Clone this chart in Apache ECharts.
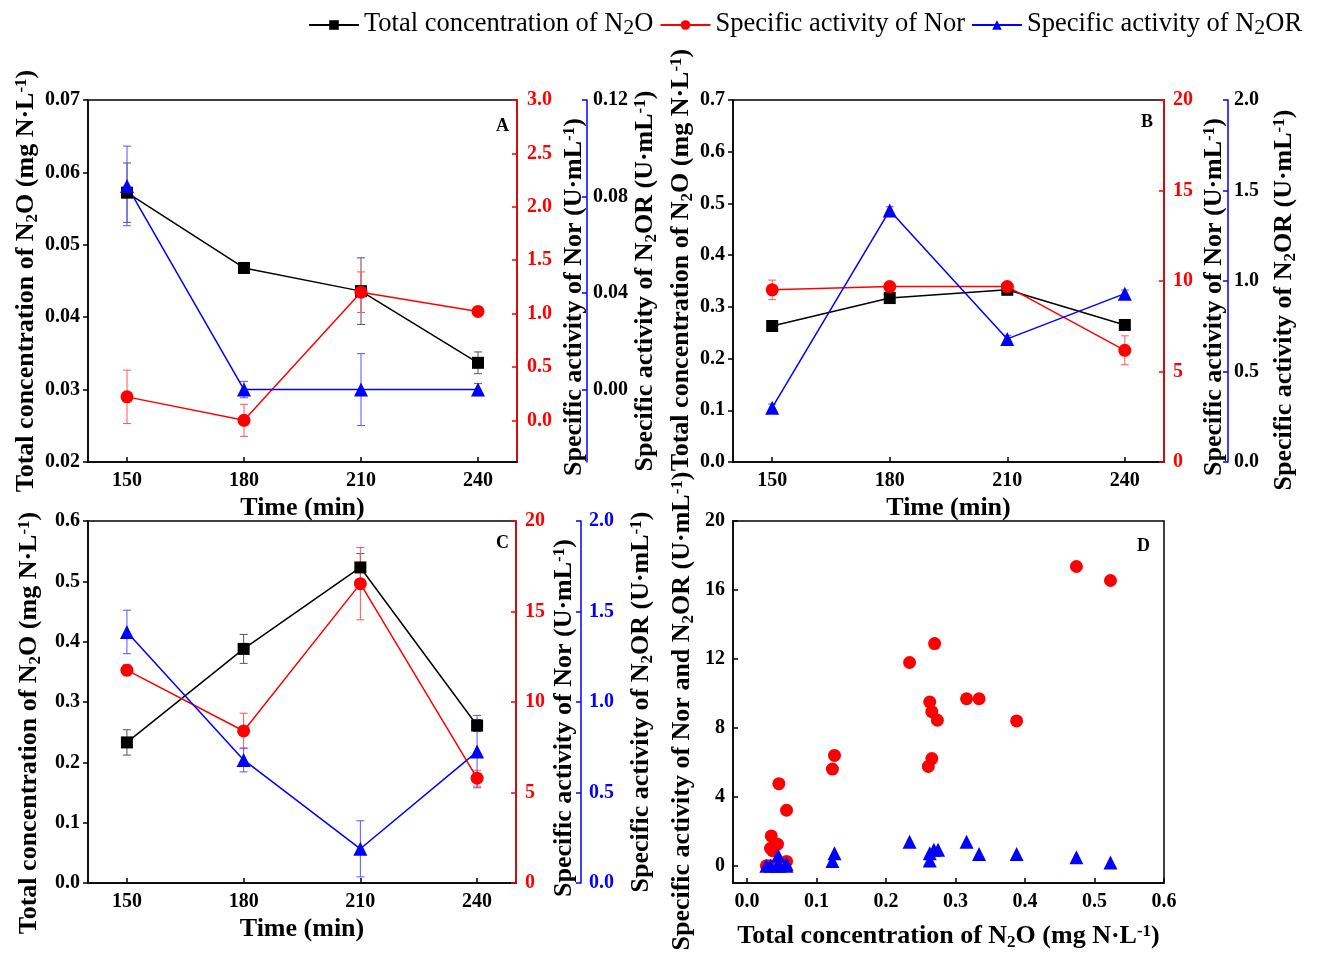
<!DOCTYPE html>
<html><head><meta charset="utf-8">
<script src="https://cdn.jsdelivr.net/npm/echarts@6/dist/echarts.min.js"></script>
<style>html,body{margin:0;padding:0;background:#fff}#c{width:1318px;height:969px}</style>
</head><body><div id="c"></div>
<script>
// ---------- data ----------
const times = [150, 180, 210, 240];
const timeTicks = [150, 180, 210, 240];

const A_n2o = [0.0572, 0.0468, 0.0436, 0.0337];
const A_n2o_err = [0.0041, 0.0004, 0.0046, 0.0015];
const A_nor = [0.22, 0.00, 1.20, 1.02];
const A_nor_err = [0.25, 0.15, 0.19, 0.04];
const A_n2or = [0.0844, 0.000, 0.000, 0.000];
const A_n2or_err = [0.0165, 0.0034, 0.0149, 0.0025];

const B_n2o = [0.263, 0.317, 0.333, 0.265];
const B_n2o_err = [0.003, 0.003, 0.003, 0.003];
const B_nor = [9.51, 9.69, 9.69, 6.17];
const B_nor_err = [0.54, 0.2, 0.2, 0.8];
const B_n2or = [0.30, 1.39, 0.68, 0.93];
const B_n2or_err = [0.02, 0.02, 0.02, 0.02];

const C_n2o = [0.233, 0.388, 0.523, 0.261];
const C_n2o_err = [0.021, 0.024, 0.023, 0.010];
const C_nor = [11.76, 8.40, 16.54, 5.79];
const C_nor_err = [0.30, 0.98, 2.00, 0.44];
const C_n2or = [1.387, 0.680, 0.189, 0.726];
const C_n2or_err = [0.12, 0.066, 0.155, 0.20];

const D_nor_x = [0.474, 0.523, 0.270, 0.234, 0.263, 0.266, 0.274, 0.316, 0.334, 0.388, 0.266, 0.261, 0.126, 0.123, 0.046, 0.057, 0.035, 0.044, 0.034, 0.037, 0.057, 0.028, 0.047, 0.034];
const D_nor_y = [17.36, 16.55, 12.89, 11.79, 9.50, 8.94, 8.44, 9.69, 9.69, 8.40, 6.22, 5.76, 6.40, 5.61, 4.76, 3.22, 1.73, 1.25, 1.01, 0.87, 0.25, 0.0, 0.0, 0.0];
const D_n2or_x = [0.234, 0.316, 0.263, 0.269, 0.275, 0.263, 0.334, 0.388, 0.474, 0.523, 0.126, 0.123, 0.045, 0.057, 0.028, 0.034, 0.047, 0.057, 0.044];
const D_n2or_y = [1.39, 1.39, 0.73, 0.93, 0.93, 0.31, 0.68, 0.68, 0.50, 0.19, 0.72, 0.28, 0.59, 0.12, 0.0, 0.0, 0.0, 0.0, 0.0];

const A_leftTicks = [0.02, 0.03, 0.04, 0.05, 0.06, 0.07];
const A_redTicks = [0, 0.5, 1.0, 1.5, 2.0, 2.5, 3.0];
const A_blueTicks = [0, 0.04, 0.08, 0.12];
const B_leftTicks = [0, 0.1, 0.2, 0.3, 0.4, 0.5, 0.6, 0.7];
const B_redTicks = [0, 5, 10, 15, 20];
const B_blueTicks = [0, 0.5, 1.0, 1.5, 2.0];
const C_leftTicks = [0, 0.1, 0.2, 0.3, 0.4, 0.5, 0.6];
const C_redTicks = [0, 5, 10, 15, 20];
const C_blueTicks = [0, 0.5, 1.0, 1.5, 2.0];
const D_xTicks = [0, 0.1, 0.2, 0.3, 0.4, 0.5, 0.6];
const D_yTicks = [0, 4, 8, 12, 16, 20];

const N1 = 'Total concentration of N2O';
const N2 = 'Specific activity of Nor';
const N3 = 'Specific activity of N2OR';

// ---------- styling ----------
const FONT = 'Liberation Serif';
const BLACK = '#000000', RED = '#ff0000', BLUE = '#0000ff';

const richName = {
  t: {fontFamily: FONT, fontWeight: 'bold', fontSize: 26, lineHeight: 28, verticalAlign: 'top', color: BLACK},
  s: {fontFamily: FONT, fontWeight: 'bold', fontSize: 17, lineHeight: 12, verticalAlign: 'bottom', color: BLACK},
  p: {fontFamily: FONT, fontWeight: 'bold', fontSize: 17, lineHeight: 14, verticalAlign: 'top', color: BLACK}
};
const NAME_N2O = '{t|Total concentration of N}{s|2}{t|O (mg N·L}{p|-1}{t|)}';
const NAME_NOR = '{t|Specific activity of Nor (U·mL}{p|-1}{t|)}';
const NAME_N2OR = '{t|Specific activity of N}{s|2}{t|OR (U·mL}{p|-1}{t|)}';
const NAME_D = '{t|Specific activity of Nor and N}{s|2}{t|OR (U·mL}{p|-1}{t|)}';

function mkY(o) {
  return {
    type: 'value', gridIndex: o.grid, position: o.pos, offset: o.offset || 0,
    min: o.min, max: o.max,
    axisLine: {show: true, onZero: false, lineStyle: {color: o.lineColor, width: 1.5}},
    axisTick: {show: true, inside: o.inside, length: 5, customValues: o.ticks, lineStyle: {color: o.lineColor, width: 1.5}},
    axisLabel: {customValues: o.ticks, formatter: v => Number(v).toFixed(o.dec), color: o.labelColor,
      fontFamily: FONT, fontWeight: 'bold', fontSize: 20, margin: o.margin},
    splitLine: {show: false},
    name: o.name, nameLocation: 'middle', nameRotate: 90, nameGap: o.gap,
    nameTextStyle: {rich: richName, padding: o.namePad || 0}
  };
}
function mkX(o) {
  return {
    type: 'value', gridIndex: o.grid, position: 'bottom', min: o.min, max: o.max,
    axisLine: {show: true, onZero: false, lineStyle: {color: BLACK, width: 1.5}},
    axisTick: {show: true, inside: true, length: 5, customValues: o.ticks, lineStyle: {color: BLACK, width: 1.5}},
    axisLabel: {customValues: o.ticks, formatter: o.fmt, color: BLACK, fontFamily: FONT, fontWeight: 'bold', fontSize: 20, margin: 9},
    splitLine: {show: false},
    name: o.name, nameLocation: 'middle', nameGap: o.gap,
    nameTextStyle: o.rich ? {rich: richName} : {fontFamily: FONT, fontWeight: 'bold', fontSize: 26, color: BLACK}
  };
}

const grids = [
  {left: 88, top: 100, width: 429, height: 362},
  {left: 733, top: 100, width: 431, height: 362},
  {left: 88, top: 521, width: 428, height: 362},
  {left: 733, top: 521, width: 431, height: 362}
].map(g => Object.assign(g, {show: true, borderColor: BLACK, borderWidth: 1.5, backgroundColor: 'transparent', containLabel: false}));

const xAxes = [0, 1, 2].map(i => mkX({grid: i, min: 140, max: 250, ticks: timeTicks, fmt: v => String(v), name: 'Time (min)', gap: 33}));
xAxes.push(mkX({grid: 3, min: -0.02, max: 0.6, ticks: D_xTicks, fmt: v => Number(v).toFixed(1), name: NAME_N2O, gap: 40, rich: true}));

const yAxes = [
  // A
  mkY({grid: 0, pos: 'left', min: 0.02, max: 0.07, ticks: A_leftTicks, dec: 2, lineColor: BLACK, labelColor: BLACK, inside: false, margin: 8, name: NAME_N2O, gap: 44}),
  mkY({grid: 0, pos: 'right', min: -0.39, max: 3.0, ticks: A_redTicks, dec: 1, lineColor: RED, labelColor: RED, inside: true, margin: 10, name: NAME_NOR, gap: 44, namePad: [0, 32, 0, 0]}),
  mkY({grid: 0, pos: 'right', offset: 70, min: -0.03, max: 0.12, ticks: A_blueTicks, dec: 2, lineColor: BLUE, labelColor: BLACK, inside: true, margin: 6, name: NAME_N2OR, gap: 39}),
  // B
  mkY({grid: 1, pos: 'left', min: 0, max: 0.7, ticks: B_leftTicks, dec: 1, lineColor: BLACK, labelColor: BLACK, inside: false, margin: 8, name: NAME_N2O, gap: 36, namePad: [0, 0, 0, 42]}),
  mkY({grid: 1, pos: 'right', min: 0, max: 20, ticks: B_redTicks, dec: 0, lineColor: RED, labelColor: RED, inside: true, margin: 9, name: NAME_NOR, gap: 37, namePad: [0, 32, 0, 0]}),
  mkY({grid: 1, pos: 'right', offset: 64, min: 0, max: 2.0, ticks: B_blueTicks, dec: 1, lineColor: BLUE, labelColor: BLACK, inside: true, margin: 6, name: NAME_N2OR, gap: 43, namePad: [0, 38, 0, 0]}),
  // C
  mkY({grid: 2, pos: 'left', min: 0, max: 0.6, ticks: C_leftTicks, dec: 1, lineColor: BLACK, labelColor: BLACK, inside: false, margin: 8, name: NAME_N2O, gap: 44, namePad: [0, 42, 0, 0]}),
  mkY({grid: 2, pos: 'right', min: 0, max: 20, ticks: C_redTicks, dec: 0, lineColor: RED, labelColor: RED, inside: true, margin: 9, name: NAME_NOR, gap: 35, namePad: [0, 32, 0, 0]}),
  mkY({grid: 2, pos: 'right', offset: 65, min: 0, max: 2.0, ticks: C_blueTicks, dec: 1, lineColor: BLUE, labelColor: BLUE, inside: true, margin: 8, name: NAME_N2OR, gap: 47}),
  // D
  mkY({grid: 3, pos: 'left', min: -1, max: 20, ticks: D_yTicks, dec: 0, lineColor: BLACK, labelColor: BLACK, inside: true, margin: 8, name: NAME_D, gap: 36, namePad: [0, 18, 0, 0]})
];

function errData(xs, ys, es) { return xs.map((x, i) => [x, ys[i] - es[i], ys[i] + es[i]]); }
function errSeries(xi, yi, xs, ys, es, color) {
  return {
    type: 'custom', xAxisIndex: xi, yAxisIndex: yi, z: 1, silent: true,
    data: errData(xs, ys, es),
    renderItem: function (params, api) {
      const x = api.value(0);
      const p1 = api.coord([x, api.value(2)]);
      const p2 = api.coord([x, api.value(1)]);
      const w = 4;
      const st = {stroke: color, lineWidth: 1};
      return {type: 'group', children: [
        {type: 'line', shape: {x1: p1[0], y1: p1[1], x2: p2[0], y2: p2[1]}, style: st},
        {type: 'line', shape: {x1: p1[0] - w, y1: p1[1], x2: p1[0] + w, y2: p1[1]}, style: st},
        {type: 'line', shape: {x1: p2[0] - w, y1: p2[1], x2: p2[0] + w, y2: p2[1]}, style: st}
      ]};
    }
  };
}
function lineSeries(name, xi, yi, xs, ys, color, symbol, size) {
  return {
    name: name, type: 'line', xAxisIndex: xi, yAxisIndex: yi, z: 3,
    data: xs.map((x, i) => [x, ys[i]]),
    symbol: symbol, symbolSize: size, showAllSymbol: true,
    lineStyle: {color: color, width: 1.5}, itemStyle: {color: color, opacity: 1},
    emphasis: {disabled: true}
  };
}

const panels = [
  {xi: 0, y: [0, 1, 2], n2o: A_n2o, n2oE: A_n2o_err, nor: A_nor, norE: A_nor_err, n2or: A_n2or, n2orE: A_n2or_err},
  {xi: 1, y: [3, 4, 5], n2o: B_n2o, n2oE: B_n2o_err, nor: B_nor, norE: B_nor_err, n2or: B_n2or, n2orE: B_n2or_err},
  {xi: 2, y: [6, 7, 8], n2o: C_n2o, n2oE: C_n2o_err, nor: C_nor, norE: C_nor_err, n2or: C_n2or, n2orE: C_n2or_err}
];
const series = [];
panels.forEach(p => {
  series.push(lineSeries(N1, p.xi, p.y[0], times, p.n2o, BLACK, 'rect', 12));
  series.push(lineSeries(N2, p.xi, p.y[1], times, p.nor, RED, 'circle', 13));
  series.push(lineSeries(N3, p.xi, p.y[2], times, p.n2or, BLUE, 'triangle', 14));
  series.push(errSeries(p.xi, p.y[0], times, p.n2o, p.n2oE, '#555555'));
  series.push(errSeries(p.xi, p.y[1], times, p.nor, p.norE, '#ff5555'));
  series.push(errSeries(p.xi, p.y[2], times, p.n2or, p.n2orE, '#5555ff'));
});
series.push({name: N2, type: 'scatter', xAxisIndex: 3, yAxisIndex: 9, symbol: 'circle', symbolSize: 13,
  itemStyle: {color: RED, opacity: 1}, emphasis: {disabled: true}, data: D_nor_x.map((x, i) => [x, D_nor_y[i]]), z: 3});
series.push({name: N3, type: 'scatter', xAxisIndex: 3, yAxisIndex: 9, symbol: 'triangle', symbolSize: 14,
  itemStyle: {color: BLUE, opacity: 1}, emphasis: {disabled: true}, data: D_n2or_x.map((x, i) => [x, D_n2or_y[i]]), z: 4});

const legendRich = {
  t: {fontFamily: FONT, fontSize: 26.5, lineHeight: 28, verticalAlign: 'top', color: BLACK},
  s: {fontFamily: FONT, fontSize: 22, lineHeight: 16, verticalAlign: 'bottom', color: BLACK}
};

const letterStyle = {fontFamily: FONT, fontWeight: 'bold', fontSize: 18, fill: BLACK};
const option = {
  animation: false,
  backgroundColor: '#ffffff',
  grid: grids,
  xAxis: xAxes,
  yAxis: yAxes,
  legend: {
    left: 308, top: 11, width: 1100, padding: 0, itemWidth: 50, itemHeight: 12, itemGap: 6,
    data: [N1, N2, N3],
    formatter: function (n) {
      if (n === N1) return '{t|Total concentration of N}{s|2}{t|O}';
      if (n === N3) return '{t|Specific activity of N}{s|2}{t|OR}';
      return '{t|' + n + '}';
    },
    textStyle: {fontFamily: FONT, fontSize: 26.5, color: BLACK, rich: legendRich}
  },
  graphic: [
    {type: 'text', left: 496, top: 117, style: Object.assign({text: 'A'}, letterStyle)},
    {type: 'text', left: 1141, top: 113, style: Object.assign({text: 'B'}, letterStyle)},
    {type: 'text', left: 496, top: 534, style: Object.assign({text: 'C'}, letterStyle)},
    {type: 'text', left: 1137, top: 537, style: Object.assign({text: 'D'}, letterStyle)}
  ],
  series: series
};
const chart = echarts.init(document.getElementById('c'), null, {renderer: 'canvas'});
chart.setOption(option);
</script>
</body></html>
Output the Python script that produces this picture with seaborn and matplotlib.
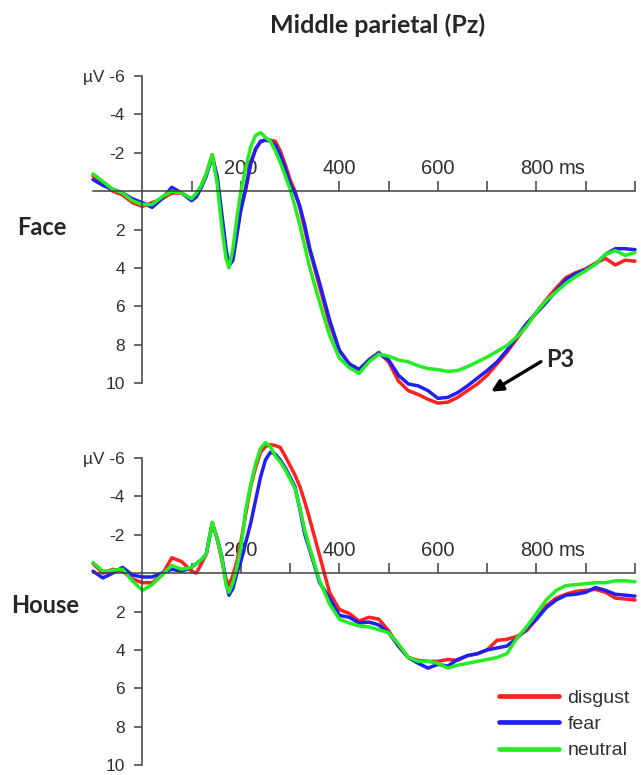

□ □ □ □

WHAT YOU SHOULD DO: Please transcribe, word for word, every line from the first line of the records above through the line containing "const C_n2or_err = [0.12, 0.066, 0.155, 0.20];", and leave out any pictures.

SOLUTION FOR THIS EXERCISE:
Clone this chart in Apache ECharts.
<!DOCTYPE html>
<html><head><meta charset="utf-8">
<script src="https://cdn.jsdelivr.net/npm/echarts@6/dist/echarts.min.js"></script>
<style>html,body{margin:0;padding:0;background:#fff}#c{width:1318px;height:969px}</style>
</head><body><div id="c"></div>
<script>
// ---------- data ----------
const times = [150, 180, 210, 240];
const timeTicks = [150, 180, 210, 240];

const A_n2o = [0.0572, 0.0468, 0.0436, 0.0337];
const A_n2o_err = [0.0041, 0.0004, 0.0046, 0.0015];
const A_nor = [0.22, 0.00, 1.20, 1.02];
const A_nor_err = [0.25, 0.15, 0.19, 0.04];
const A_n2or = [0.0844, 0.000, 0.000, 0.000];
const A_n2or_err = [0.0165, 0.0034, 0.0149, 0.0025];

const B_n2o = [0.263, 0.317, 0.333, 0.265];
const B_n2o_err = [0.003, 0.003, 0.003, 0.003];
const B_nor = [9.51, 9.69, 9.69, 6.17];
const B_nor_err = [0.54, 0.2, 0.2, 0.8];
const B_n2or = [0.30, 1.39, 0.68, 0.93];
const B_n2or_err = [0.02, 0.02, 0.02, 0.02];

const C_n2o = [0.233, 0.388, 0.523, 0.261];
const C_n2o_err = [0.021, 0.024, 0.023, 0.010];
const C_nor = [11.76, 8.40, 16.54, 5.79];
const C_nor_err = [0.30, 0.98, 2.00, 0.44];
const C_n2or = [1.387, 0.680, 0.189, 0.726];
const C_n2or_err = [0.12, 0.066, 0.155, 0.20];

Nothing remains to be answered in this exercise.